Sforzato di Valtellina

Controlled and Warranted Designation of Origin

The name FIORI di SPARTA” is a tribute to the eponymous association of disabled youths based at the company.


The origin (the vine, the grape)

Nebbiolo – chiavennasca vines are selected; in virtue of their exposure and position, they benefit from special temperature range conditions, giving rise to thicker-skinned grapes. This characteristic is essential for a better and more gradual raisining process.

Vines are constantly monitored during the entire bunch development period, particularly centred around managing the ratio between grape quantity and leaf foliage. Upon veraison, if necessary partial thinning and/or the pruning of grape bunches is carried out.

Once ripe (by around the 5th-10th-15th October, varies according to year), grapes are harvested by selecting impeccably healthy bunches with the best conformation.

Grape bunches are then placed directly into crates in a single layer before being moved to special grape drying facilities. Here the bunches undergo further selection and any broken or imperfectly developed grapes are removed; bunches are spaced out to favour the circulation of ventilation.

Autumn nights bring the first cold spells, accompanied by a low degree of humidity.

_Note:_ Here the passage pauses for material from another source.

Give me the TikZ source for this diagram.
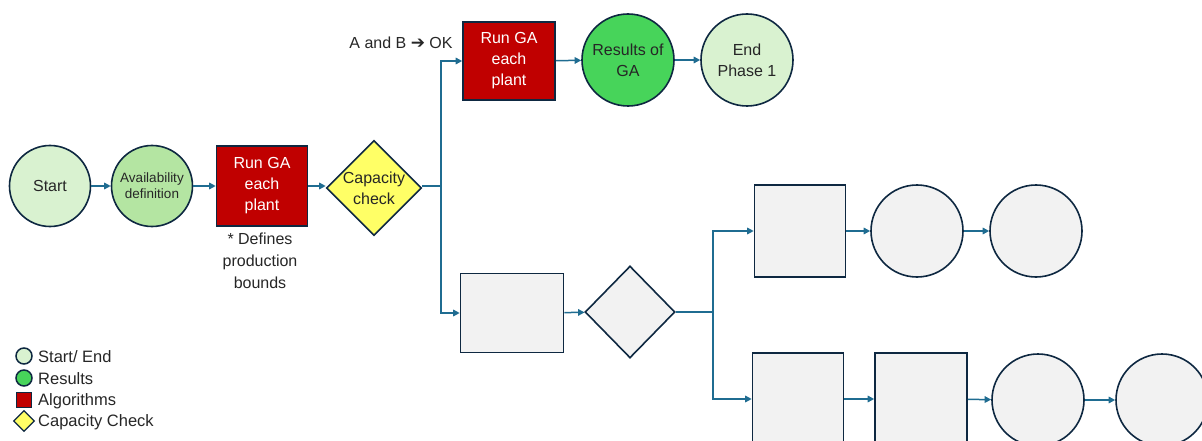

These are optimal conditions for the start of dehydration (raisining).

Over the next 90/110 days, from October to December or even January, the Sforzato grapes are left to rest in natural and spontaneous climatic conditions which in Tirano are characterised by frequent ventilation, a low degree of humidity and occasionally very bitter nights.


The Cellar

After raisining, the grapes appear dehydrated (deflated), due to the loss of approximately 35%-40% of their water content, with a high concentration of aromas and grape sugars.

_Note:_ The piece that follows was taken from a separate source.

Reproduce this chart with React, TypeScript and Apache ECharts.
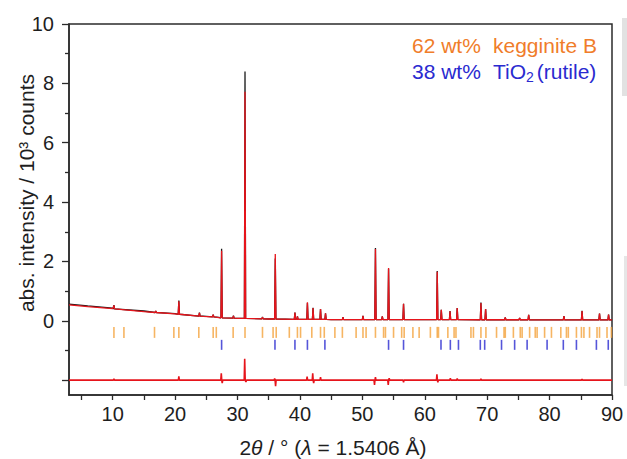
import React, { useEffect, useRef } from "react";
import * as echarts from "echarts";

// ---- axis ticks ----
const xTickValues = [5, 10, 15, 20, 25, 30, 35, 40, 45, 50, 55, 60, 65, 70, 75, 80, 85, 90];
const xLabelValues = [10, 20, 30, 40, 50, 60, 70, 80, 90];
const yMajorTicks = [-2, 0, 2, 4, 6, 8, 10];
const yLabelValues = [0, 2, 4, 6, 8, 10];
const yMinorTicks = [-1, 1, 3, 5, 7, 9];

// ---- calculated background knots [2theta, intensity] ----
const calcBackground: [number, number][] = [
  [3, 0.54], [6, 0.48], [10, 0.41], [15, 0.31], [20, 0.23], [24.5, 0.15],
  [27, 0.11], [30, 0.08], [35, 0.06], [45, 0.04], [70, 0.035], [90, 0.03],
];
// ---- observed background knots (noisier, slightly above at low angle) ----
const obsBackground: [number, number][] = [
  [3, 0.56], [6, 0.5], [10, 0.43], [15, 0.33], [20, 0.245], [24.5, 0.16],
  [27, 0.115], [30, 0.085], [35, 0.06], [45, 0.04], [70, 0.035], [90, 0.03],
];

// ---- peaks: [2theta, base, calculated top, observed top] ----
const peaks: [number, number, number, number][] = [
  [10.2, 0.40, 0.52, 0.53],
  [16.9, 0.28, 0.33, 0.33],
  [20.6, 0.22, 0.66, 0.68],
  [23.9, 0.16, 0.27, 0.28],
  [26.1, 0.13, 0.21, 0.21],
  [27.45, 0.1, 2.36, 2.43],
  [29.35, 0.09, 0.16, 0.17],
  [31.2, 0.08, 7.72, 8.4],
  [34.0, 0.065, 0.12, 0.13],
  [36.05, 0.06, 2.25, 2.1],
  [39.2, 0.05, 0.28, 0.28],
  [39.6, 0.05, 0.15, 0.15],
  [41.2, 0.05, 0.62, 0.6],
  [42.1, 0.05, 0.43, 0.44],
  [43.3, 0.045, 0.4, 0.4],
  [44.1, 0.045, 0.25, 0.25],
  [46.9, 0.04, 0.12, 0.12],
  [50.1, 0.04, 0.17, 0.17],
  [52.1, 0.04, 2.42, 2.45],
  [53.2, 0.04, 0.15, 0.15],
  [54.2, 0.04, 1.78, 1.75],
  [56.6, 0.04, 0.57, 0.57],
  [62.0, 0.04, 1.65, 1.68],
  [62.65, 0.04, 0.37, 0.37],
  [64.05, 0.04, 0.32, 0.33],
  [65.2, 0.04, 0.43, 0.43],
  [69.0, 0.035, 0.6, 0.62],
  [69.75, 0.035, 0.4, 0.4],
  [72.9, 0.035, 0.11, 0.11],
  [75.2, 0.035, 0.1, 0.1],
  [76.65, 0.035, 0.2, 0.2],
  [82.3, 0.03, 0.16, 0.16],
  [85.2, 0.03, 0.33, 0.34],
  [88.0, 0.03, 0.24, 0.24],
  [89.45, 0.03, 0.21, 0.21],
];

// ---- difference curve ----
const diffBaseline = -2;
const diffSpikes: [number, number][] = [
  [10.2, -1.95], [20.6, -1.87], [27.4, -1.77], [27.55, -2.1], [31.15, -1.28], [31.35, -2.06],
  [35.95, -1.94], [36.1, -2.2], [41.15, -1.88], [42.05, -1.77], [42.2, -2.1], [43.3, -1.9],
  [51.95, -2.16], [52.1, -1.9], [54.15, -2.16], [54.3, -1.93], [56.6, -2.07],
  [61.95, -1.8], [62.1, -2.07], [64.1, -1.93], [65.2, -1.94], [69.0, -1.95], [85.2, -1.96],
];

// ---- reflection markers ----
const keggiteTicks = [
  10.2, 11.8, 16.7, 19.8, 20.6, 23.8, 26.1, 26.6, 29.3, 31.2, 34.0, 35.7, 36.2, 38.3, 39.6,
  40.1, 41.9, 43.3, 43.9, 45.6, 46.8, 49.0, 50.1, 50.6, 52.1, 53.4, 53.7, 55.0, 56.3, 56.7,
  58.1, 59.1, 60.9, 62.0, 62.2, 63.7, 64.7, 65.0, 67.4, 67.8, 69.0, 69.8, 71.5, 72.7, 72.9,
  74.2, 75.3, 75.6, 76.8, 77.7, 78.0, 79.2, 80.3, 81.8, 82.7, 83.0, 84.3, 85.1, 85.5, 86.4,
  87.6, 88.0, 89.2, 89.9,
];
const rutileTicks = [
  27.45, 36.0, 39.2, 41.2, 44.0, 54.2, 56.6, 62.6, 64.1, 65.4, 68.9, 69.6, 72.3, 74.4, 76.4,
  79.6, 82.2, 84.3, 87.5, 89.4,
];
const keggiteTickY = -0.39;
const rutileTickY = -0.81;

const FONT = '"Liberation Sans", Arial, Helvetica, sans-serif';
const RED = "#e6141b";
const ORANGE_TEXT = "#f07d2a";
const ORANGE_TICK = "#f4a23c";
const BLUE = "#2a2ad0";
const AXIS = "#2b2b2b";

function buildProfile(bg: [number, number][], col: 2 | 3): [number, number][] {
  const w = 0.1;
  const pts: [number, number][] = bg.map((p) => [p[0], p[1]]);
  peaks.forEach((pk) => {
    pts.push([pk[0] - w, pk[1]], [pk[0], pk[col]], [pk[0] + w, pk[1]]);
  });
  pts.sort((a, b) => a[0] - b[0]);
  return pts;
}

function buildDiff(): [number, number][] {
  const w = 0.08;
  const pts: [number, number][] = [[3, diffBaseline], [90, diffBaseline]];
  diffSpikes.forEach((s) => {
    pts.push([s[0] - w, diffBaseline], [s[0], s[1]], [s[0] + w, diffBaseline]);
  });
  pts.sort((a, b) => a[0] - b[0]);
  return pts;
}

export default function App() {
  const ref = useRef<HTMLDivElement>(null);
  useEffect(() => {
    if (!ref.current) return;
    const chart = echarts.init(ref.current, undefined, { renderer: "svg" });
    const tickLabel = { color: "#1e1e1e", fontSize: 20, fontFamily: FONT };
    chart.setOption({
      animation: false,
      grid: {
        left: 69, right: 15, top: 24, bottom: 64,
        show: true, borderColor: AXIS, borderWidth: 1.5, backgroundColor: "transparent",
      },
      xAxis: {
        type: "value", min: 3, max: 90,
        axisLine: { show: true, onZero: false, lineStyle: { color: AXIS, width: 1.5 } },
        axisTick: { show: true, length: 5, customValues: xTickValues, lineStyle: { color: AXIS, width: 1.3 } },
        axisLabel: { ...tickLabel, margin: 9, customValues: xLabelValues },
        splitLine: { show: false },
      },
      yAxis: [
        {
          type: "value", min: -2.5, max: 10,
          axisLine: { show: true, onZero: false, lineStyle: { color: AXIS, width: 1.5 } },
          axisTick: { show: true, length: 7, customValues: yMajorTicks, lineStyle: { color: AXIS, width: 1.3 } },
          axisLabel: { ...tickLabel, margin: 15, customValues: yLabelValues },
          splitLine: { show: false },
        },
        {
          type: "value", min: -2.5, max: 10, position: "left",
          axisLine: { show: false, onZero: false },
          axisTick: { show: true, length: 4, customValues: yMinorTicks, lineStyle: { color: AXIS, width: 1.3 } },
          axisLabel: { show: false },
          splitLine: { show: false },
        },
      ],
      series: [
        {
          type: "line", data: buildProfile(obsBackground, 3), showSymbol: false, symbol: "none",
          lineStyle: { color: "#1a1a1a", width: 1.3 }, z: 2,
        },
        {
          type: "line", data: buildProfile(calcBackground, 2), showSymbol: false, symbol: "none",
          lineStyle: { color: RED, width: 1.3 }, z: 3,
        },
        {
          type: "line", data: buildDiff(), showSymbol: false, symbol: "none",
          lineStyle: { color: RED, width: 1.6 }, z: 3,
        },
        {
          type: "scatter", data: keggiteTicks.map((x) => [x, keggiteTickY]),
          symbol: "rect", symbolSize: [1.6, 11],
          itemStyle: { color: ORANGE_TICK }, z: 4,
        },
        {
          type: "scatter", data: rutileTicks.map((x) => [x, rutileTickY]),
          symbol: "rect", symbolSize: [1.6, 10],
          itemStyle: { color: BLUE }, z: 4,
        },
      ],
      graphic: [
        { type: "rect", shape: { x: 622, y: 18, width: 5, height: 78 }, style: { fill: "#e2e2e2" }, silent: true },
        { type: "rect", shape: { x: 624, y: 256, width: 3, height: 130 }, style: { fill: "#e6e6e6" }, silent: true },
        {
          type: "text", x: 412, y: 45,
          style: { text: "62 wt%", fill: ORANGE_TEXT, fontSize: 21, fontFamily: FONT, align: "left", verticalAlign: "middle" },
        },
        {
          type: "text", x: 493, y: 45,
          style: { text: "kegginite B", fill: ORANGE_TEXT, fontSize: 21, fontFamily: FONT, align: "left", verticalAlign: "middle" },
        },
        {
          type: "text", x: 412, y: 71,
          style: { text: "38 wt%", fill: BLUE, fontSize: 21, fontFamily: FONT, align: "left", verticalAlign: "middle" },
        },
        {
          type: "text", x: 493, y: 71,
          style: {
            text: "{a|TiO}{s|2}{a|(rutile)}",
            fill: BLUE, fontSize: 21, fontFamily: FONT, align: "left", verticalAlign: "middle",
            rich: {
              a: { fontSize: 21, fontFamily: FONT, fill: BLUE, lineHeight: 26, verticalAlign: "middle" },
              s: { fontSize: 14, fontFamily: FONT, fill: BLUE, lineHeight: 26, verticalAlign: "bottom", padding: [0, 3, 0, 0] },
            },
          },
        },
        {
          type: "text", x: 26, y: 193, rotation: Math.PI / 2,
          style: { text: "abs. intensity / 10³ counts", fill: "#1e1e1e", fontSize: 21, fontFamily: FONT, align: "center", verticalAlign: "middle" },
        },
        {
          type: "text", x: 333, y: 447,
          style: {
            text: "2{i|θ} / ° ({i|λ} = 1.5406 Å)",
            fill: "#1e1e1e", fontSize: 21, fontFamily: FONT, align: "center", verticalAlign: "middle",
            rich: { i: { fontStyle: "italic", fontSize: 21, fontFamily: FONT, fill: "#1e1e1e" } },
          },
        },
      ],
    });
    return () => chart.dispose();
  }, []);
  return <div ref={ref} style={{ width: 627, height: 459, position: "absolute", left: 0, top: 0 }} />;
}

The time is ripe for pressing: grapes are separated from the stalk and pressed to obtain an extremely dense and cool must, as storage over winter considerably lowers grape temperature.

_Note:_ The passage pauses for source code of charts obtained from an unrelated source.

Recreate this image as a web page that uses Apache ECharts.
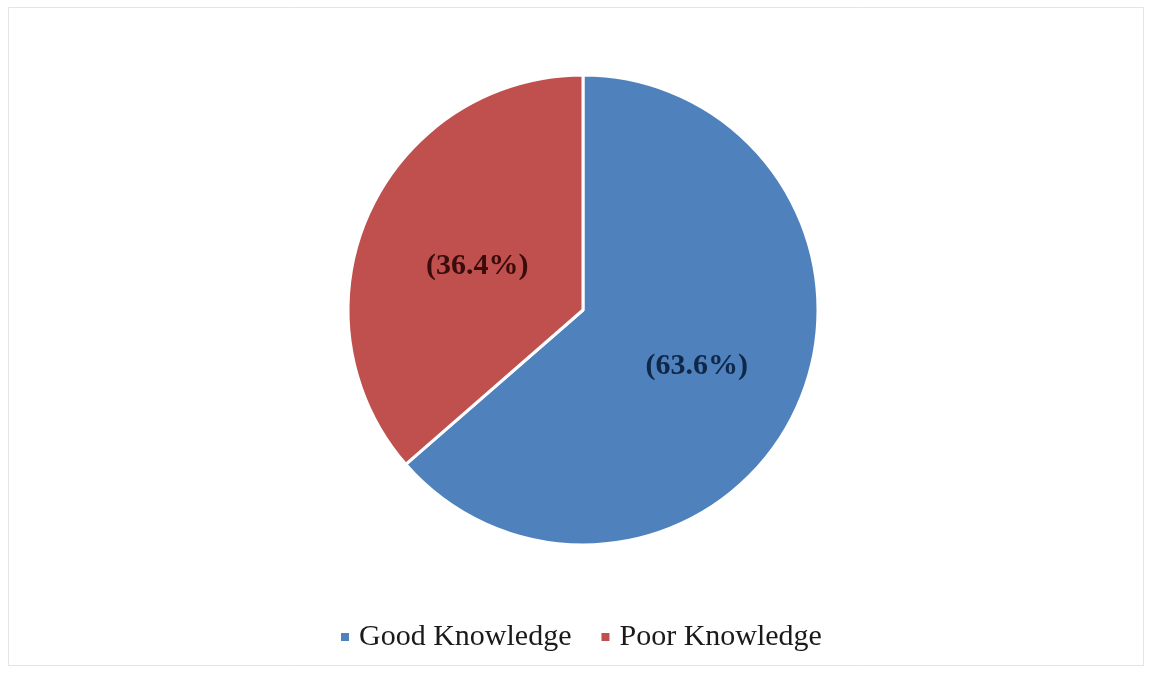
<!DOCTYPE html>
<html>
<head>
<meta charset="utf-8">
<script src="https://cdn.jsdelivr.net/npm/echarts@6/dist/echarts.min.js"></script>
<style>
html,body{margin:0;padding:0;background:#fff;}
#chart{width:1152px;height:674px;}
</style>
</head>
<body>
<div id="chart"></div>
<script>
const categories = ["Good Knowledge", "Poor Knowledge"];
const values = [63.6, 36.4];
const colors = ["#4F81BD", "#C0504D"];
const labelColors = ["#0F2748", "#3A0C0C"];

const chart = echarts.init(document.getElementById('chart'));
chart.setOption({
  backgroundColor: '#ffffff',
  animation: false,
  graphic: [{
    type: 'rect',
    shape: {x: 8.5, y: 7.5, width: 1135, height: 658},
    style: {fill: 'none', stroke: '#e4e4e4', lineWidth: 1},
    silent: true
  }],
  legend: {
    data: categories,
    left: 334,
    top: 617,
    icon: 'rect',
    itemWidth: 10,
    itemHeight: 10,
    itemGap: 28,
    textStyle: {fontFamily: 'Liberation Serif', fontSize: 30, color: '#1a1a1a', padding: [0, 0, 0, 4]}
  },
  series: [{
    type: 'pie',
    center: [583, 310],
    radius: [0, 235],
    startAngle: 90,
    clockwise: true,
    data: categories.map((c, i) => ({
      name: c,
      value: values[i],
      itemStyle: {color: colors[i]},
      label: {color: labelColors[i]}
    })),
    itemStyle: {borderColor: '#ffffff', borderWidth: 3},
    label: {
      show: true,
      position: 'inside',
      offset: [4, 6],
      formatter: p => '(' + p.value.toFixed(1) + '%)',
      fontFamily: 'Liberation Serif',
      fontWeight: 'bold',
      fontSize: 30
    },
    labelLine: {show: false},
    emphasis: {disabled: true}
  }]
});
</script>
</body>
</html>
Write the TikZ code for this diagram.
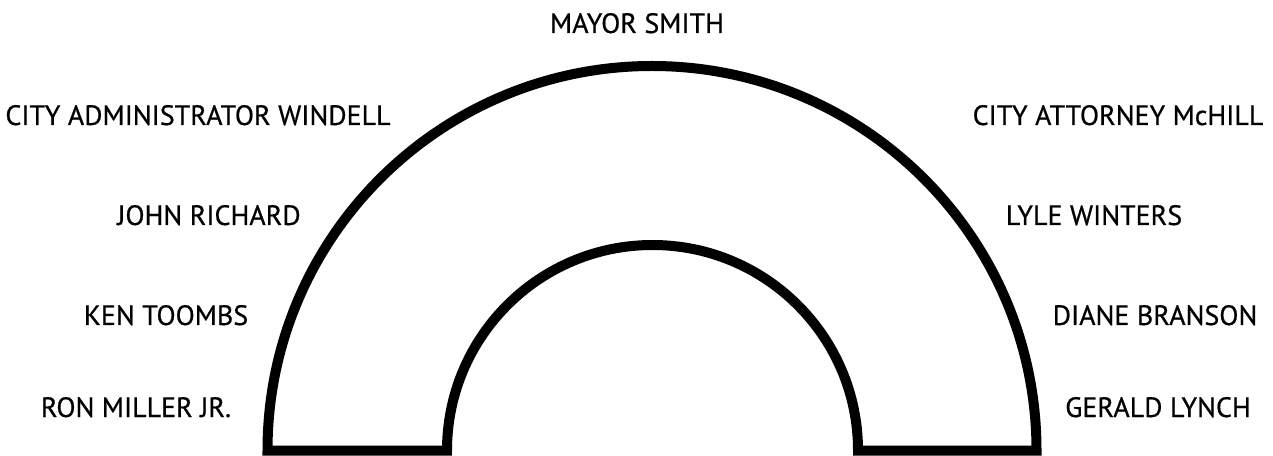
\documentclass[tikz,border=0pt]{standalone}
\usepackage{fontspec}
\setmainfont{PT Sans}[FakeBold=0.6]
\begin{document}
\begin{tikzpicture}[x=1pt,y=1pt,
  lbl/.style={inner sep=0pt,anchor=base,font=\fontsize{28}{30}\selectfont},
  ring/.style={line width=10pt,line join=miter,draw=black,fill=white}]
\useasboundingbox (0,0) rectangle (1273,455);
\fill[white] (0,0) rectangle (1273,455);
\draw[ring] (267.5,4.5) arc[start angle=180,end angle=0,radius=384.5]
  -- (858,4.5) arc[start angle=0,end angle=180,radius=205.5] -- cycle;
\node[lbl] (mayor) at (637,422) {MAYOR SMITH};
\node[lbl] (admin) at (198,330) {CITY ADMINISTRATOR WINDELL};
\node[lbl] (attorney) at (1118,330) {CITY ATTORNEY McHILL};
\node[lbl] (john) at (209,230) {JOHN RICHARD};
\node[lbl] (lyle) at (1094,230) {LYLE WINTERS};
\node[lbl] (ken) at (166,130) {KEN TOOMBS};
\node[lbl] (diane) at (1155,130) {DIANE BRANSON};
\node[lbl] (ron) at (136,38) {RON MILLER JR.};
\node[lbl] (gerald) at (1158,38) {GERALD LYNCH};
\end{tikzpicture}
\end{document}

This must is placed in vats and the alcoholic fermentation process slowly beings, in many cases lasting several weeks. During fermentation, all sugars concentrated in the grapes are turned into alcohol, resulting in a structured and full wine, rich in aromas and extracts.

It is presumed that these are the qualities which inspired the name “sforzato”: transformed into something robust and powerful.

The wine has been created however despite being impressive, it is still somewhat coarse and rustic. Therefore it requires the right amount of time for respectful and patient rest. This operation is completed with suitable ageing in barrels and oak barriques, at a constant temperature and over a length of time which varies according to the strength of the year’s harvest, between 18 to 30 months.

After a further 6-8 months of ageing in the bottle, it is now ready to be savoured.


In the glass

Heavenly, warm and enveloping (alcohol content is always almost 15% vol.).

Bright ruby red in colour, with intense perfumes in which ripe blackberry, cherries in spirit and hints of prunes prevail. On the palate it is extremely soft, dry, structured and full of character, with a slight hint of toasted and chocolate notes.

An aristocratic and refined wine, also for contemplation, perfect served with roast meats and noble game.



A wine which in virtue of its origin and constitution, can withstand even long periods of ageing in the bottle, up to  15 years. However if destined for serving with food, it optimally expresses itself with 6-10 years of ageing.

Lengthier periods of ageing make it suitable for serving alone, or with shards of seasoned cheeses.